Data section:
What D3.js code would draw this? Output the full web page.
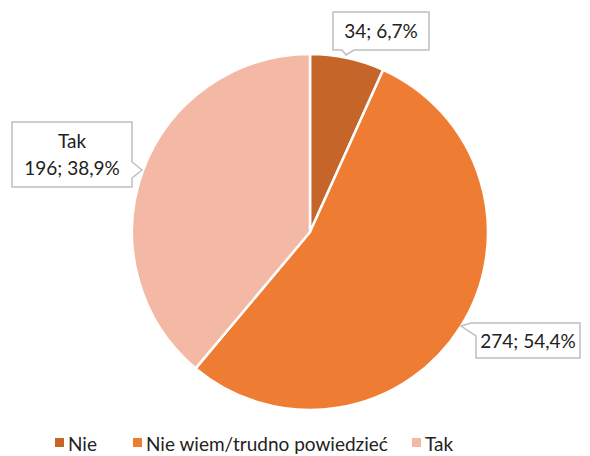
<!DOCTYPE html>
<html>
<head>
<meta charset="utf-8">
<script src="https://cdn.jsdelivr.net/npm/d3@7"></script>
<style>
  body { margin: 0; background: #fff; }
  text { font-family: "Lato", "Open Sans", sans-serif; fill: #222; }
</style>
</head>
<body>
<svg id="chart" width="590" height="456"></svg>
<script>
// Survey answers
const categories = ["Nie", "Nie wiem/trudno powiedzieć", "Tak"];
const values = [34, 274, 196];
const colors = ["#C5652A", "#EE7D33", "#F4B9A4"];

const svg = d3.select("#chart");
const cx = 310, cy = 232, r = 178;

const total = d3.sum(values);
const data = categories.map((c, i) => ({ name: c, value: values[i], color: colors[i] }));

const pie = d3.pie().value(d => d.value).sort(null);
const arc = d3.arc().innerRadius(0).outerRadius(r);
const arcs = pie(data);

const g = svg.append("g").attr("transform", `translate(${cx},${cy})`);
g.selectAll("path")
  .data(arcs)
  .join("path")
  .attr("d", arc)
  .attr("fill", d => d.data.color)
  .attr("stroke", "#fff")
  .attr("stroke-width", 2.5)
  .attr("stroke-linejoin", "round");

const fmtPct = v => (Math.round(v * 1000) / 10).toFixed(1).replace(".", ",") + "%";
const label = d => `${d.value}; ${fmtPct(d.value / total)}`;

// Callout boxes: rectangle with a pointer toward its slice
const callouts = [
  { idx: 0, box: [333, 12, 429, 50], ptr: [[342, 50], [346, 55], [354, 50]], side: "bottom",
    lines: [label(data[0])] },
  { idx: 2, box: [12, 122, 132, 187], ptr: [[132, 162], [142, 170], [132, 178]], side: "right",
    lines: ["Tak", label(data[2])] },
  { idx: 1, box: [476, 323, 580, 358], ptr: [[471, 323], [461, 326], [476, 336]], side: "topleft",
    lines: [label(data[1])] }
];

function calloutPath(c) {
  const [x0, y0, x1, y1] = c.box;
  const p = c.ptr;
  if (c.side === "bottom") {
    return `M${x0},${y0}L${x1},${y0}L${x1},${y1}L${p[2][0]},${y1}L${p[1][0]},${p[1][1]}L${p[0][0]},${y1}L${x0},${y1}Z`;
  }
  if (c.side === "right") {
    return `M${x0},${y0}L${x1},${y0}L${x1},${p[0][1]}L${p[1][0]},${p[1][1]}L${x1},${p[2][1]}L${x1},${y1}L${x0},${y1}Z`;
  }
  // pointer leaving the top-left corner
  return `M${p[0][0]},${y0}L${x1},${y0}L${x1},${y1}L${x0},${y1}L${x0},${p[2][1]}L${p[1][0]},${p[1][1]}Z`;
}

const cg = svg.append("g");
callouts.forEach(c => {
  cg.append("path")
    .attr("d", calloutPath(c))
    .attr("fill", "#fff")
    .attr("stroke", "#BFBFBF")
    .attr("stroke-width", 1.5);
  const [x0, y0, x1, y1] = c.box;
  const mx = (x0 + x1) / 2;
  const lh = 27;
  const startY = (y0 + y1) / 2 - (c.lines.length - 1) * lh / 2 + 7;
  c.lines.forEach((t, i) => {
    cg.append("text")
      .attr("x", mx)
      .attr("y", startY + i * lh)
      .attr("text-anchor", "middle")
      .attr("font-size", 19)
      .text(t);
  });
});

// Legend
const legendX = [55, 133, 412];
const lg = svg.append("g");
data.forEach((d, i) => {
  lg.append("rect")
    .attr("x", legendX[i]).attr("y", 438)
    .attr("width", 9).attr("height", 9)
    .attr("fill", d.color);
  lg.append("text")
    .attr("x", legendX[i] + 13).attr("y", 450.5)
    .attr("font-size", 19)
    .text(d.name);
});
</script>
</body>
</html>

What the task asks:
Without any pictures, reproduce the lines from the first one in the material through the line that has "const cx = 310, cy = 232, r = 178;", exactly as they appear.

Response:
What D3.js code would draw this? Output the full web page.
<!DOCTYPE html>
<html>
<head>
<meta charset="utf-8">
<script src="https://cdn.jsdelivr.net/npm/d3@7"></script>
<style>
  body { margin: 0; background: #fff; }
  text { font-family: "Lato", "Open Sans", sans-serif; fill: #222; }
</style>
</head>
<body>
<svg id="chart" width="590" height="456"></svg>
<script>
// Survey answers
const categories = ["Nie", "Nie wiem/trudno powiedzieć", "Tak"];
const values = [34, 274, 196];
const colors = ["#C5652A", "#EE7D33", "#F4B9A4"];

const svg = d3.select("#chart");
const cx = 310, cy = 232, r = 178;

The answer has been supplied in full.